Here's how the Times frames the story:

"In August, Amazon rolled out a new system to help its warehouse workers connect with a human — rather than a chatbot — when they had questions about things like time cards or time off.

"Amazon’s goal? Respond to questions within 10 seconds.

"For warehouse workers, the COVID-19 pandemic — and the unprecedented number of questions about sick time and corporate polices — exposed flaws in the system that left some workers confused about how or why they were fired, and unable to reach anyone who could fix mistakes. Strict attendance rules, workplace expectations and high injury rates mean warehouse workers are often searching for answers that can be elusive in a network that includes thousands of warehouse associates.

"Less than six months after launching the new system as another resource for those warehouse associates, Amazon trimmed the workforce in charge of responding to those questions.

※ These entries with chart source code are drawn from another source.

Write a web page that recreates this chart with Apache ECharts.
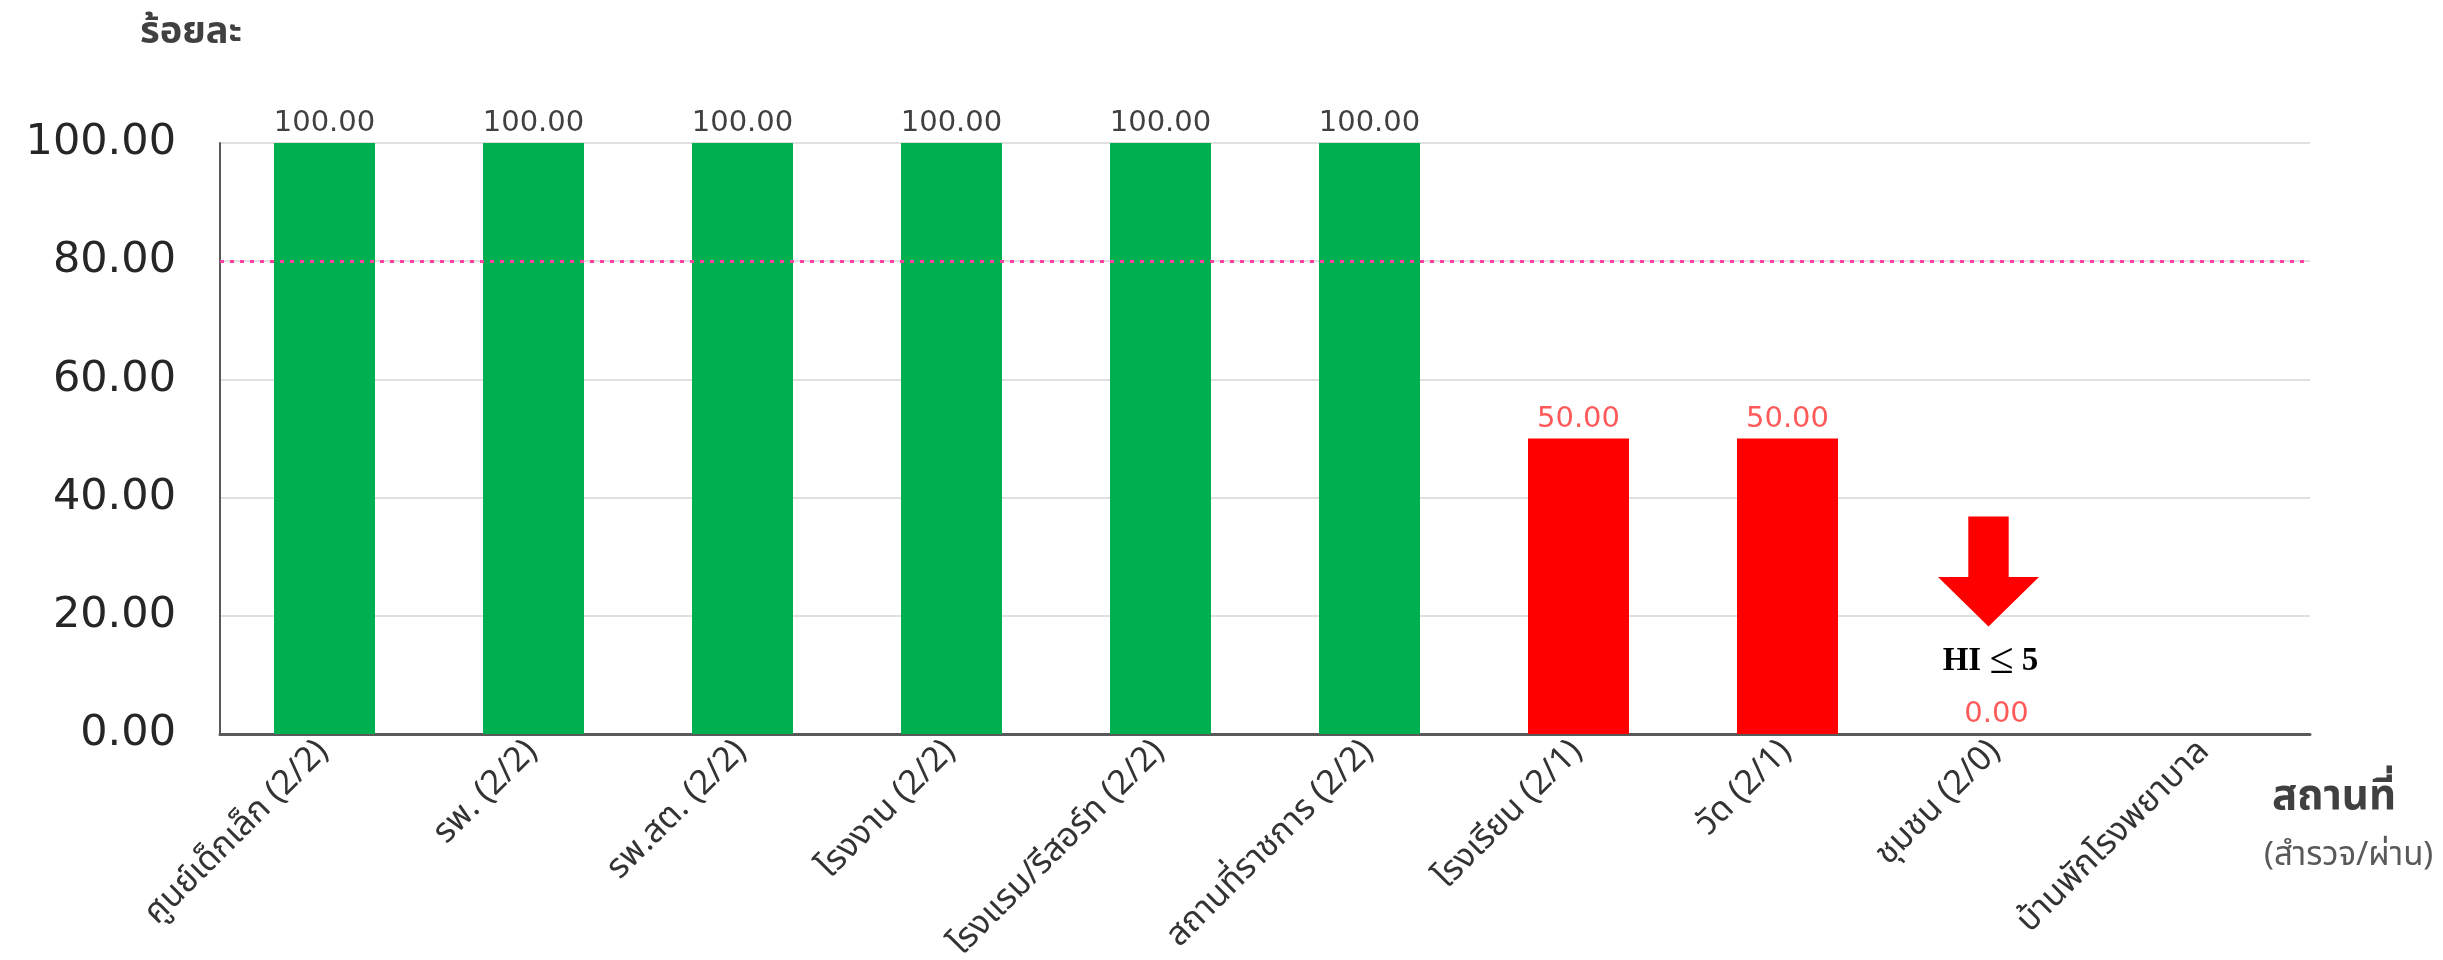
<!DOCTYPE html>
<html>
<head>
<meta charset="utf-8">
<style>
  html, body { margin: 0; padding: 0; background: #ffffff; }
  #chart { width: 2443px; height: 960px; }
</style>
<script src="https://cdn.jsdelivr.net/npm/echarts@6/dist/echarts.min.js"></script>
</head>
<body>
<div id="chart"></div>
<script>
// Places surveyed and the percentage that passed (surveyed/passed in brackets)
const categories = [
  'ศูนย์เด็กเล็ก (2/2)',
  'รพ. (2/2)',
  'รพ.สต. (2/2)',
  'โรงงาน (2/2)',
  'โรงแรม/รีสอร์ท (2/2)',
  'สถานที่ราชการ (2/2)',
  'โรงเรียน (2/1)',
  'วัด (2/1)',
  'ชุมชน (2/0)',
  'บ้านพักโรงพยาบาล'
];
const passPercent = [100, 100, 100, 100, 100, 100, 50, 50, 0, null];
const targetPercent = 80;
const yTicks = [0, 20, 40, 60, 80, 100];
const yAxisTitle = 'ร้อยละ';
const xAxisTitle = 'สถานที่';
const xAxisSubtitle = '(สำรวจ/ผ่าน)';

const GREEN = '#00b050';
const RED = '#ff0000';
const THAI_FONT = "Tahoma, 'Noto Sans Thai', 'Noto Sans', 'DejaVu Sans', sans-serif";
const NUM_FONT = "Verdana, 'DejaVu Sans', sans-serif";
const SERIF_FONT = "'Liberation Serif', 'Times New Roman', serif";

const chart = echarts.init(document.getElementById('chart'), null, { renderer: 'canvas' });

const barData = passPercent.map(v => {
  if (v === null) return null;
  const pass = v >= targetPercent;
  return {
    value: v,
    itemStyle: { color: pass ? GREEN : RED },
    label: { color: pass ? '#404040' : '#ff5a5a' }
  };
});

// Down arrow outline (unit path, scaled by symbolSize)
const arrowPath = 'path://M30,0 L70,0 L70,55 L100,55 L50,100 L0,55 L30,55 Z';

const option = {
  animation: false,
  backgroundColor: '#ffffff',
  grid: {
    left: 220, right: 133, top: 143, bottom: 226,
    containLabel: false,
    outerBoundsMode: 'none'
  },
  xAxis: {
    type: 'category',
    data: categories,
    axisLine: { show: true, lineStyle: { color: '#595959', width: 3 } },
    axisTick: { show: false },
    axisLabel: {
      rotate: 45,
      margin: 14,
      interval: 0,
      fontFamily: THAI_FONT,
      fontSize: 34,
      color: '#333333'
    },
    splitLine: { show: false }
  },
  yAxis: {
    type: 'value',
    min: yTicks[0],
    max: yTicks[yTicks.length - 1],
    interval: yTicks[1] - yTicks[0],
    axisLine: { show: true, lineStyle: { color: '#595959', width: 2 } },
    axisTick: { show: false },
    axisLabel: {
      formatter: v => v.toFixed(2),
      fontFamily: NUM_FONT,
      fontSize: 43,
      color: '#262626',
      margin: 44
    },
    splitLine: { show: true, lineStyle: { color: '#e0e0e0', width: 2 } }
  },
  series: [
    {
      type: 'bar',
      data: barData,
      barWidth: 101,
      label: {
        show: true,
        position: 'top',
        distance: 5,
        formatter: p => (p.value === null || p.value === undefined) ? '' : Number(p.value).toFixed(2),
        fontFamily: NUM_FONT,
        fontSize: 29
      },
      markLine: {
        silent: true,
        symbol: ['none', 'none'],
        label: { show: false },
        lineStyle: { color: '#ff3fa4', type: [4, 6], width: 3 },
        data: [{ yAxis: targetPercent }]
      },
      markPoint: {
        silent: true,
        data: [
          {
            coord: [categories[8], 27.5],
            symbol: arrowPath,
            symbolSize: [101, 110],
            symbolOffset: [-8, 0],
            itemStyle: { color: '#ff0000' },
            label: { show: false }
          },
          {
            coord: [categories[8], 12.2],
            symbol: 'circle',
            symbolSize: 0,
            label: {
              show: true,
              position: 'inside',
              offset: [-6, 0],
              formatter: '{a|HI }{b|≤}{a| 5}',
              rich: {
                a: { fontFamily: SERIF_FONT, fontWeight: 'bold', fontSize: 33, color: '#000000' },
                b: { fontFamily: SERIF_FONT, fontWeight: 'normal', fontSize: 44, color: '#000000' }
              }
            }
          }
        ]
      }
    }
  ],
  graphic: [
    {
      type: 'text',
      left: 140,
      top: 16,
      style: {
        text: yAxisTitle,
        font: "bold 38px " + THAI_FONT,
        fill: '#404040'
      }
    },
    {
      type: 'text',
      left: 2272,
      top: 780,
      style: {
        text: xAxisTitle,
        font: "bold 42px " + THAI_FONT,
        fill: '#404040'
      }
    },
    {
      type: 'text',
      left: 2264,
      top: 842,
      style: {
        text: xAxisSubtitle,
        font: "33px " + THAI_FONT,
        fill: '#595959'
      }
    }
  ]
};

chart.setOption(option);
</script>
</body>
</html>
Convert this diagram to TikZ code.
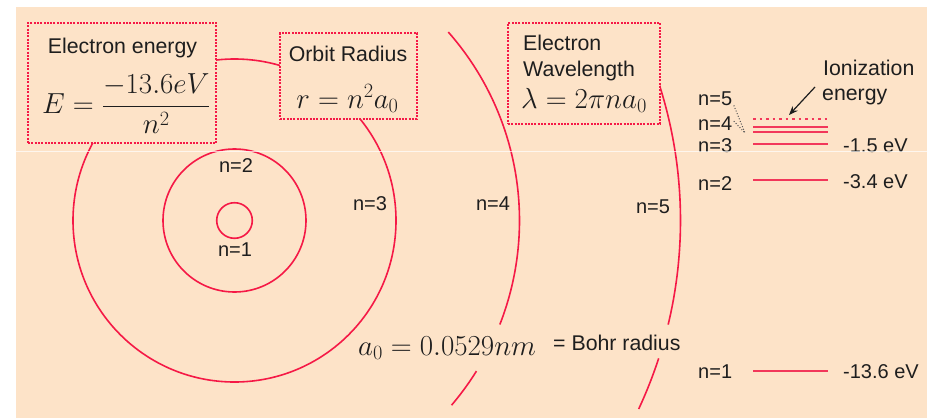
\RequirePackage{fix-cm}
\documentclass[tikz,border=0pt]{standalone}
\usepackage{fontspec}
\newfontfamily\lsans{Liberation Sans}
\usetikzlibrary{arrows.meta}
\definecolor{bg}{RGB}{253,227,200}
\definecolor{orb}{RGB}{245,25,70}
\definecolor{lvl}{RGB}{242,55,90}
\definecolor{ink}{RGB}{30,30,30}
\begin{document}
\begin{tikzpicture}[x=1pt,y=-1pt,
  lab/.style={font=\lsans\fontsize{20}{24}\selectfont, text=ink, inner sep=0pt},
  ttl/.style={font=\lsans\fontsize{21.3}{25}\selectfont, text=ink, inner sep=0pt},
  fml/.style={font=\fontsize{29}{34}\selectfont, text=ink, inner sep=0pt},
  infobox/.style={draw=orb, fill=bg, line width=2.8pt, dash pattern=on 2pt off 1.3pt, inner sep=0pt},
  orbit/.style={draw=orb, line width=1.6pt},
  level/.style={draw=lvl, line width=2.2pt},
  guide/.style={draw=ink!75, line width=1pt, dash pattern=on 1pt off 1.8pt}]
\useasboundingbox (0,0) rectangle (927,418);
\fill[bg] (16,7) rectangle (927,418);
% orbits
\coordinate (c) at (234.5,220.5);
\draw[orbit] (c) circle[radius=17.8pt];
\draw[orbit] (c) circle[radius=71.5pt];
\draw[orbit] (c) circle[radius=161.5pt];
\draw[orbit] plot[domain=-41.4:21.4, samples=90] ({234.5+285*cos(\x)},{220.5+285*sin(\x)});
\draw[orbit] plot[domain=31.9:40.4, samples=20] ({234.5+285*cos(\x)},{220.5+285*sin(\x)});
\draw[orbit] plot[domain=-22:13.5, samples=90] ({234.5+446*cos(\x)},{220.5+446*sin(\x)});
\draw[orbit] plot[domain=18:25, samples=20] ({234.5+446*cos(\x)},{220.5+446*sin(\x)});
% boxes
\node[infobox, minimum width=188pt, minimum height=120pt] (ebox) at (122,83) {};
\node[ttl, anchor=base] (etitle) at (122.5,53) {Electron energy};
\node[fml, anchor=base west] (eform) at (42,113.5) {$E=\displaystyle\frac{-13.6eV}{n^2}$};
\node[infobox, minimum width=137pt, minimum height=86pt] (rbox) at (348.5,76) {};
\node[ttl, anchor=base] (rtitle) at (348,61) {Orbit Radius};
\node[fml, anchor=base] (rform) at (347.5,108) {$r=n^2a_0$};
\node[infobox, minimum width=152pt, minimum height=101pt] (wbox) at (584,73.5) {};
\node[ttl, anchor=base west] (wt1) at (523,50) {Electron};
\node[ttl, anchor=base west] (wt2) at (523,76) {Wavelength};
\node[fml, anchor=base west] (wform) at (521,108) {$\lambda=2\pi na_0$};
% orbit labels
\node[lab] (o1) at (235,250) {n=1};
\node[lab] (o2) at (236,166) {n=2};
\node[lab] (o3) at (370,204) {n=3};
\node[lab] (o4) at (493,204) {n=4};
\node[lab] (o5) at (653,207) {n=5};
% Bohr radius
\node[fml, anchor=base west] (bohr) at (358,355) {$a_0=0.0529nm$};
\node[ttl, anchor=base west] (bohrtxt) at (553,350) {= Bohr radius};
% energy levels
\foreach \nm/\yy in {l5/127.3, l4/132, l3/144.3, l2/180, l1/371}{
  \coordinate (\nm a) at (753,\yy);
  \coordinate (\nm b) at (828,\yy);
  \draw[level] (\nm a) -- (\nm b);
}
\coordinate (l0a) at (753,118.7);
\coordinate (l0b) at (828,118.7);
\draw[draw=lvl, line width=1.6pt, dash pattern=on 2.7pt off 3.8pt] (l0a) -- (l0b);
\node[lab, anchor=base west] (e5) at (698,105) {n=5};
\node[lab, anchor=base west] (e4) at (698,130) {n=4};
\node[lab, anchor=base west] (e3) at (698,152) {n=3};
\node[lab, anchor=base west] (e2) at (698,190) {n=2};
\node[lab, anchor=base west] (e1) at (698,378) {n=1};
\coordinate (g) at (745,133);
\draw[guide] ([xshift=1.5pt]e5.south east) -- (g);
\draw[guide] ([xshift=1.5pt,yshift=2pt]e4.east) -- (g);
\node[lab, anchor=base west] (v3) at (843,152) {-1.5 eV};
\node[lab, anchor=base west] (v2) at (843,188) {-3.4 eV};
\node[lab, anchor=base west] (v1) at (843,378) {-13.6 eV};
\node[ttl, anchor=base west] (ion1) at (823,75) {Ionization};
\node[ttl, anchor=base west] (ion2) at (822,100) {energy};
\coordinate (arrs) at (815,87);
\coordinate (arre) at (789,115);
\draw[-{Stealth[length=9pt,width=7pt]}, line width=1.2pt, ink] (arrs) -- (arre);
% faint scan line
\draw[white, opacity=0.7, line width=0.7pt] (16,151) -- (927,151);
\end{tikzpicture}
\end{document}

"As part of a wave of layoffs that could total 18,000 workers, Amazon is cutting from its human resources department, including teams meant to assist warehouse workers with everything from terminations to protected leave to questions about day-to-day operations … For a mostly remote team that Amazon calls its Regional Centers, the cuts mean fewer people to help answer questions from the network of warehouse employees who turn to HR for assistance. Most Amazon warehouses have an on-site HR employee or team to answer immediate questions. But employees can also contact the Regional Center if those teams are jammed or unable to answer the question."

KC's View:

The optics ain't great.  Amazon has come under considerable criticism for working conditions in its warehouses, and reducing the support teams that are charged with helping distribution center workers navigate the system may not be the best look.

I'm sure there are arguments on both sides, but it seems eminently possible that Amazon, given a choice between efficiency and effectiveness, and facing financial pressures, is going with efficiency.  That may not be the best long-term choice.